Poor Elliot Alderson (Rami Malek, a season-one Emmy winner overlooked in season two) is still caught up in forces largely beyond his control, including his alter ego Mr. Robot, played with innate menace by Christian Slater. Yet Elliot’s attempt to essentially reclaim his narrative and set right the wrong he’s done with his hacking ways creates a structural spine that last season frequently lacked.
Elliot remains obsessed with Evil Corp, the massive conglomerate he was determined to bring down. But others harbor their own shadowy motives and angles, from simple revenge to the more elaborate machinations of Whiterose (B.D. Wong), who ominously speaks of carrying out “Stage 2” of a plan to undermine the company, and potentially crash the U.S. economic system along with it.
The first episodes move briskly — again, not a description that always applied to the previous flight — adding Bobby Cannavale as a terrific new character with a Gumby hairdo. The pace slows a bit thereafter (six episodes were previewed), while incorporating a few twists almost as surprising as the show’s season-one reveal.
Perhaps foremost, “Mr. Robot” again features writer-director Sam Esmail’s feverish tone, fun-house mirror on society and jaundiced view of capitalism, while provocatively referencing current events. In his narration, Elliot notes that the establishment has “turned our dissent into intellectual property” and prodded us to “buy in on our worst selves.” (In a few scenes, he’s forced to wear a borrowed “Property of Josh Groban” T-shirt, which only adds to the wry wit of it all.)

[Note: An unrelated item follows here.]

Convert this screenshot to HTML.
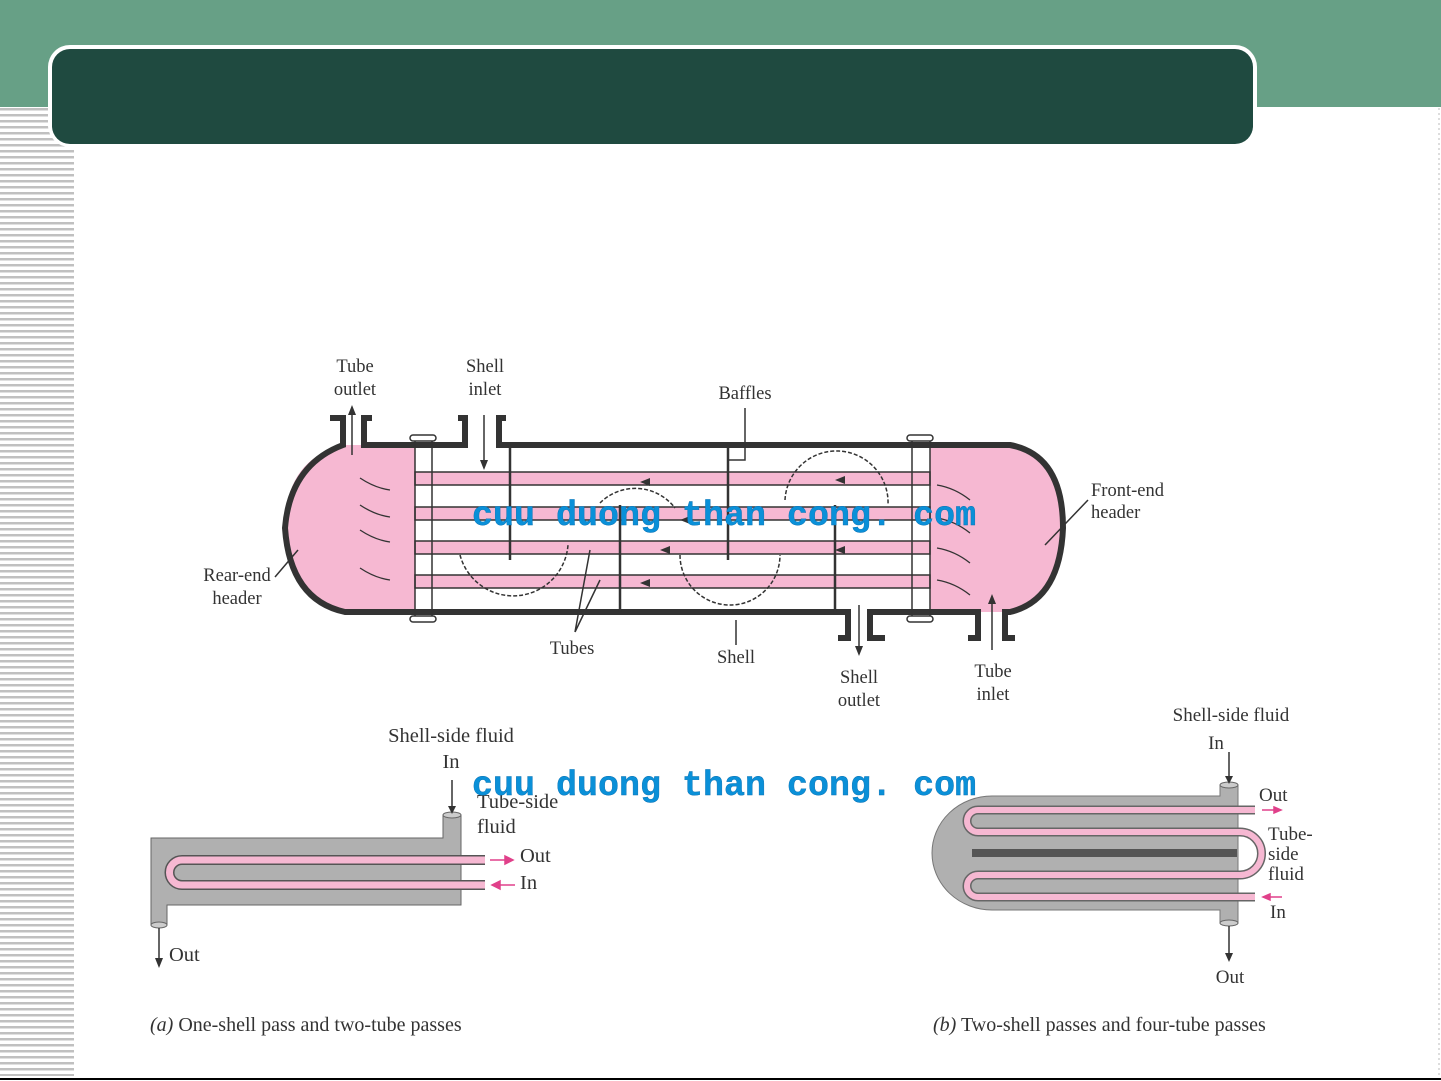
<!DOCTYPE html>
<html><head><meta charset="utf-8"><style>
html,body{margin:0;padding:0;background:#fff;width:1441px;height:1081px;overflow:hidden}
svg{display:block}
text{font-family:"Liberation Serif",serif;fill:#333}
.wm{font-family:"Liberation Mono",monospace;font-weight:bold;font-size:35px;fill:#0a90d8;stroke:#0b6fb0;stroke-width:0.4}
</style></head><body>
<svg width="1441" height="1081" viewBox="0 0 1441 1081" xmlns="http://www.w3.org/2000/svg">
<defs>
<pattern id="st" width="10" height="6" patternUnits="userSpaceOnUse"><rect width="10" height="2.5" fill="#c0c0c0"/></pattern>
</defs>
<rect x="0" y="0" width="1441" height="107" fill="#67a086"/>
<rect x="0" y="108" width="74" height="968" fill="url(#st)"/>
<rect x="48" y="45" width="1209" height="102" rx="22" fill="#fff"/>
<rect x="52" y="49" width="1201" height="95" rx="18" fill="#1f4a40"/>
<line x1="1439" y1="108" x2="1439" y2="1076" stroke="#bbb" stroke-dasharray="2,3"/>
<line x1="0" y1="1079" x2="1441" y2="1079" stroke="#000" stroke-width="2"/>

<!-- main exchanger -->
<path d="M345 445 L415 445 L415 612 L345 612 Q285 600 285 528 Q285 458 345 445Z" fill="#f6b8d2"/>
<path d="M930 445 L1010 445 Q1063 455 1063 528 Q1063 600 1010 612 L930 612Z" fill="#f6b8d2"/>
<g fill="#f6b8d2" stroke="#333" stroke-width="1.5">
<rect x="415" y="472" width="515" height="13"/>
<rect x="415" y="507" width="515" height="13"/>
<rect x="415" y="541" width="515" height="13"/>
<rect x="415" y="575" width="515" height="13"/>
</g>
<g fill="none" stroke="#333" stroke-width="6">
<path d="M330 418 L343 418 L343 445 Q290 465 285 528 Q290 600 345 612 L830 612"/>
<path d="M372 418 L364 418 L364 445 L465 445 L465 418 L458 418"/>
<path d="M506 418 L499 418 L499 445 L1010 445 Q1063 455 1063 528 Q1060 600 1010 612 L1005 612 L1005 638 L1015 638"/>
<path d="M830 612 L848 612 L848 638 L838 638"/>
<path d="M885 638 L870 638 L870 612 L978 612 L978 638 L968 638"/>
</g>
<g stroke="#333" stroke-width="1.5" fill="none">
<line x1="415" y1="440" x2="415" y2="618"/><line x1="432" y1="440" x2="432" y2="618"/>
<line x1="912" y1="440" x2="912" y2="618"/><line x1="930" y1="440" x2="930" y2="618"/>
<rect x="410" y="435" width="26" height="6" rx="3" fill="#fff"/>
<rect x="410" y="616" width="26" height="6" rx="3" fill="#fff"/>
<rect x="907" y="435" width="26" height="6" rx="3" fill="#fff"/>
<rect x="907" y="616" width="26" height="6" rx="3" fill="#fff"/>
<line x1="510" y1="445" x2="510" y2="560" stroke-width="2.5"/>
<line x1="620" y1="505" x2="620" y2="612" stroke-width="2.5"/>
<line x1="728" y1="445" x2="728" y2="560" stroke-width="2.5"/>
<line x1="835" y1="505" x2="835" y2="612" stroke-width="2.5"/>
<path d="M745 408 L745 460 L728 460"/>
<path d="M600 503 A50 50 0 0 1 675 508" stroke-dasharray="4,2"/>
<path d="M460 555 A55 55 0 0 0 568 545" stroke-dasharray="4,2"/>
<path d="M785 500 A50 50 0 0 1 888 505" stroke-dasharray="4,2"/>
<path d="M680 555 A50 50 0 0 0 780 555" stroke-dasharray="4,2"/>
<path d="M575 632 L590 550 M575 632 L600 580"/>
<line x1="352" y1="455" x2="352" y2="410"/>
<line x1="484" y1="415" x2="484" y2="462"/>
<line x1="859" y1="605" x2="859" y2="650"/>
<line x1="992" y1="650" x2="992" y2="600"/>
<line x1="736" y1="645" x2="736" y2="620"/>
<line x1="275" y1="577" x2="298" y2="550"/>
<line x1="1088" y1="500" x2="1045" y2="545"/>
</g>
<g fill="#333">
<path d="M348 415 L352 405 L356 415Z"/><path d="M480 460 L484 470 L488 460Z"/>
<path d="M855 646 L859 656 L863 646Z"/><path d="M988 604 L992 594 L996 604Z"/>
<path d="M640 482 L650 478 L650 486Z"/><path d="M680 520 L690 516 L690 524Z"/>
<path d="M660 550 L670 546 L670 554Z"/><path d="M640 583 L650 579 L650 587Z"/>
<path d="M835 480 L845 476 L845 484Z"/><path d="M835 550 L845 546 L845 554Z"/>
</g>
<g stroke="#333" stroke-width="1.3" fill="none">
<path d="M360 478 Q375 488 390 490"/><path d="M360 505 Q375 515 390 517"/>
<path d="M360 530 Q375 540 390 542"/><path d="M360 568 Q375 578 390 580"/>
<path d="M937 485 Q955 488 970 500"/><path d="M937 518 Q955 521 970 533"/>
<path d="M937 548 Q955 551 970 563"/><path d="M937 580 Q955 583 970 595"/>
</g>
<g font-size="18.5">
<text x="355" y="372" text-anchor="middle">Tube</text>
<text x="355" y="395" text-anchor="middle">outlet</text>
<text x="485" y="372" text-anchor="middle">Shell</text>
<text x="485" y="395" text-anchor="middle">inlet</text>
<text x="745" y="399" text-anchor="middle">Baffles</text>
<text x="1091" y="496">Front-end</text>
<text x="1091" y="518">header</text>
<text x="237" y="581" text-anchor="middle">Rear-end</text>
<text x="237" y="604" text-anchor="middle">header</text>
<text x="572" y="654" text-anchor="middle">Tubes</text>
<text x="736" y="663" text-anchor="middle">Shell</text>
<text x="859" y="683" text-anchor="middle">Shell</text>
<text x="859" y="706" text-anchor="middle">outlet</text>
<text x="993" y="677" text-anchor="middle">Tube</text>
<text x="993" y="700" text-anchor="middle">inlet</text>
</g>

<!-- diagram a -->
<path d="M151 838 L443 838 L443 815 L461 815 L461 905 L167 905 L167 925 L151 925Z" fill="#b0b0b0" stroke="#666"/>
<ellipse cx="452" cy="815" rx="9" ry="3" fill="#ccc" stroke="#666"/>
<ellipse cx="159" cy="925" rx="8" ry="3" fill="#ccc" stroke="#666"/>
<path d="M485 860 L182 860 A12.5 12.5 0 0 0 182 885 L485 885" fill="none" stroke="#555" stroke-width="10"/>
<path d="M485 860 L182 860 A12.5 12.5 0 0 0 182 885 L485 885" fill="none" stroke="#f6b8d2" stroke-width="7"/>
<g stroke="#e0408a" stroke-width="1.5" fill="#e0408a"><line x1="490" y1="860" x2="505" y2="860"/><path d="M505 856 L513 860 L505 864Z"/><line x1="500" y1="885" x2="515" y2="885"/><path d="M500 881 L492 885 L500 889Z"/></g>
<g stroke="#333" stroke-width="1.5"><line x1="452" y1="780" x2="452" y2="808"/><line x1="159" y1="928" x2="159" y2="960"/></g>
<path d="M448 806 L452 814 L456 806Z M155 958 L159 968 L163 958Z" fill="#333"/>
<g font-size="20.5">
<text x="451" y="742" text-anchor="middle">Shell-side fluid</text>
<text x="451" y="768" text-anchor="middle">In</text>
<text x="477" y="808">Tube-side</text>
<text x="477" y="833">fluid</text>
<text x="520" y="862">Out</text>
<text x="520" y="889">In</text>
<text x="169" y="961">Out</text>
</g>
<text x="150" y="1031" font-size="20"><tspan font-style="italic">(a)</tspan> One-shell pass and two-tube passes</text>

<!-- diagram b -->
<path d="M992 796 L1220 796 L1220 785 L1238 785 L1238 923 L1220 923 L1220 910 L992 910 A60 57 0 0 1 992 796Z" fill="#b0b0b0" stroke="#777"/>
<ellipse cx="1229" cy="785" rx="9" ry="3" fill="#ccc" stroke="#666"/>
<ellipse cx="1229" cy="923" rx="9" ry="3" fill="#ccc" stroke="#666"/>
<rect x="972" y="849" width="265" height="8" fill="#555"/>
<g fill="none">
<path d="M1255 810 L978 810 A11 11 0 0 0 978 832 L1240 832 A21.5 21.5 0 0 1 1240 875 L978 875 A11 11 0 0 0 978 897 L1255 897" stroke="#666" stroke-width="9"/>
<path d="M1255 810 L978 810 A11 11 0 0 0 978 832 L1240 832 A21.5 21.5 0 0 1 1240 875 L978 875 A11 11 0 0 0 978 897 L1255 897" stroke="#f6b8d2" stroke-width="6"/>
</g>
<g stroke="#e0408a" stroke-width="1.5" fill="#e0408a"><line x1="1262" y1="810" x2="1274" y2="810"/><path d="M1274 807 L1281 810 L1274 813Z"/><line x1="1270" y1="897" x2="1282" y2="897"/><path d="M1270 894 L1263 897 L1270 900Z"/></g>
<g stroke="#333" stroke-width="1.5"><line x1="1229" y1="752" x2="1229" y2="778"/><line x1="1229" y1="926" x2="1229" y2="955"/></g>
<path d="M1225 776 L1229 784 L1233 776Z M1225 953 L1229 962 L1233 953Z" fill="#333"/>
<g font-size="19">
<text x="1231" y="721" text-anchor="middle">Shell-side fluid</text>
<text x="1216" y="749" text-anchor="middle">In</text>
<text x="1259" y="801">Out</text>
<text x="1268" y="840">Tube-</text>
<text x="1268" y="860">side</text>
<text x="1268" y="880">fluid</text>
<text x="1270" y="918">In</text>
<text x="1230" y="983" text-anchor="middle">Out</text>
</g>
<text x="933" y="1031" font-size="20"><tspan font-style="italic">(b)</tspan> Two-shell passes and four-tube passes</text>

<text class="wm" x="472" y="525">cuu duong than cong. com</text>
<text class="wm" x="472" y="795">cuu duong than cong. com</text>
</svg>
</body></html>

“Mr. Robot” was never a huge hit ratings-wise, but it almost instantly elevated USA into a premium programming tier that the network has seldom occupied. Part of that has to do with centering on an unreliable protagonist who keeps the viewer constantly off guard, an unpredictability that can be alternately bracing and confounding.
The show’s casual paranoia and disdain for authority — jarring enough when it made its debut — also feel even more pointed and timely now, during the Trump presidency, in the way ’70s thrillers suddenly feel more relevant. Deep State, meet the Dark Army.
In that context, the reloaded third season not only puts “Mr. Robot” back on that track, but appears to include a few guard rails to keep it from tumbling off. And even with its occasional glitches, that’s enough motivation, for now, to buy back in.
“Mr. Robot” premieres Oct. 11 at 10 p.m. on USA.